Here’s a list of some other recent articles on this mess I’ve been reading.
A top bankruptcy lawyer predicts that the retailing, real estate, and auto parts industries will be the hardest hit by the credit crunch and the downturn of the economy.
As companies begin to pile up bankruptcy protection — Sharper Image, Lillian Vernon and Plastech, just to name a few recent filings — Investment Dealers’ Digest went to Harvey Miller of Weil Gotshal & Manges, one of the nation’s most prominent bankruptcy lawyers — to get his take on what’s in store.
Mr. Miller, who spent some time at investment banking boutique Greenhill & Company before returning to Weil Gotshal last year, told the Digest that a long-delayed round of restructurings may finally be at hand.
Easily available refinancing helped paper over a multitude of sins in the last few years, but the credit has dried up. That is likely to leave many companies with few options, Mr. Miller said.

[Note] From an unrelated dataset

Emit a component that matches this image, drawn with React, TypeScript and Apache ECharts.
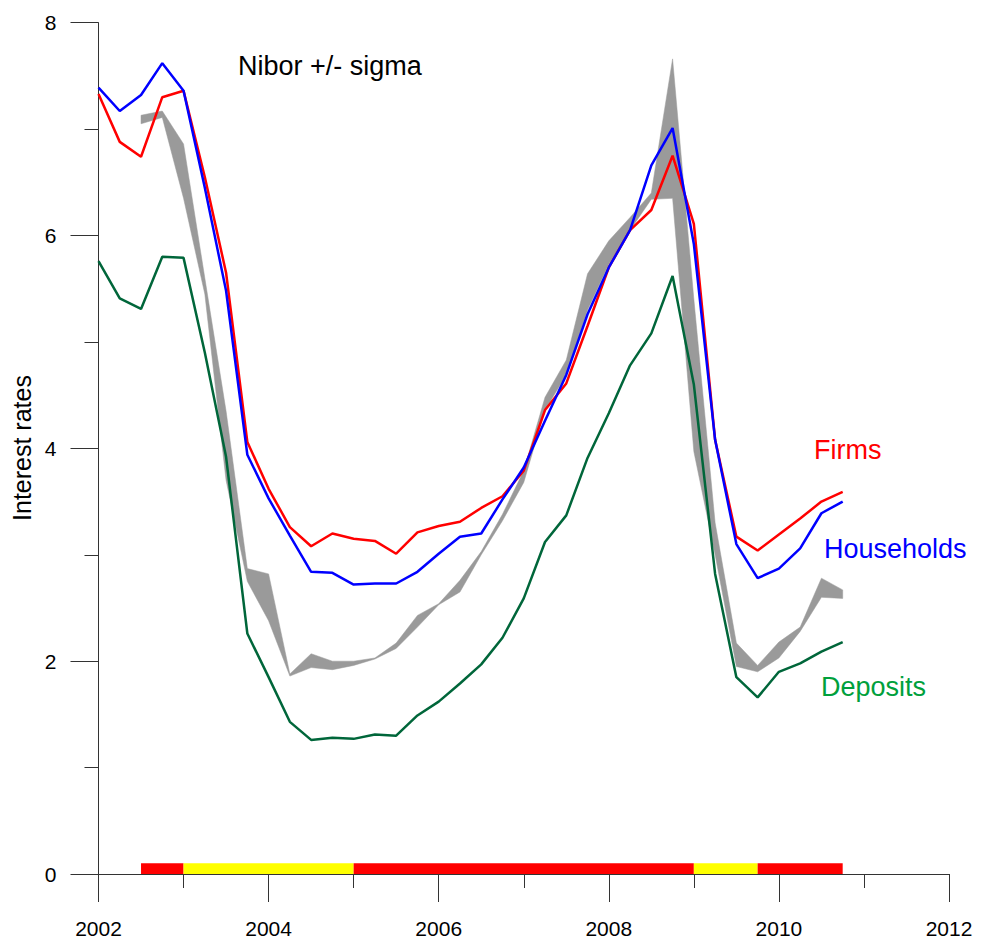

He said retailing, real estate and auto parts are some of the industries that may be hit hardest. He also predicted some pain at well-known private equity firms — although he didn’t name names. “Portfolio companies of very respectable and reputable firms are going to have some level of problems,” Mr. Miller told The Digest.
Real estate and retailing have already been hit pretty damn hard. I see this as another sign people are preparing for the worst and that the worst has yet to come.
Mack Frankfurter’s article entitled “Retrospective: The Mysterious Case of Massive Liquidity” is a small history of how the world has created the current, huge amount of liquidity and the types of problems such liquidity poses. The author compares liquidity to a drug addict, which I assume is meant to convey the seriousness of the situation.
The problem with liquidity is that it is like an addictive drug–initially it produces euphoria which then disappears with increasing tolerance. Once an economy is hooked it needs more and more in order to sustain itself and withdrawal can be difficult. The riddle is whether the central banks have succeeded in breaking the cycle, not the inflationary cycle which in fact it has enthusiastically subsidized, but the deflationary cycle. Has the sheer bulk of global liquidity forestalled the kind of contraction that paralyzed business activity in the Depression and demoralized speculative activity for a generation after that?
I recommend reading this if you’d like to try to gain a better understanding or additional perspective about current economic matters.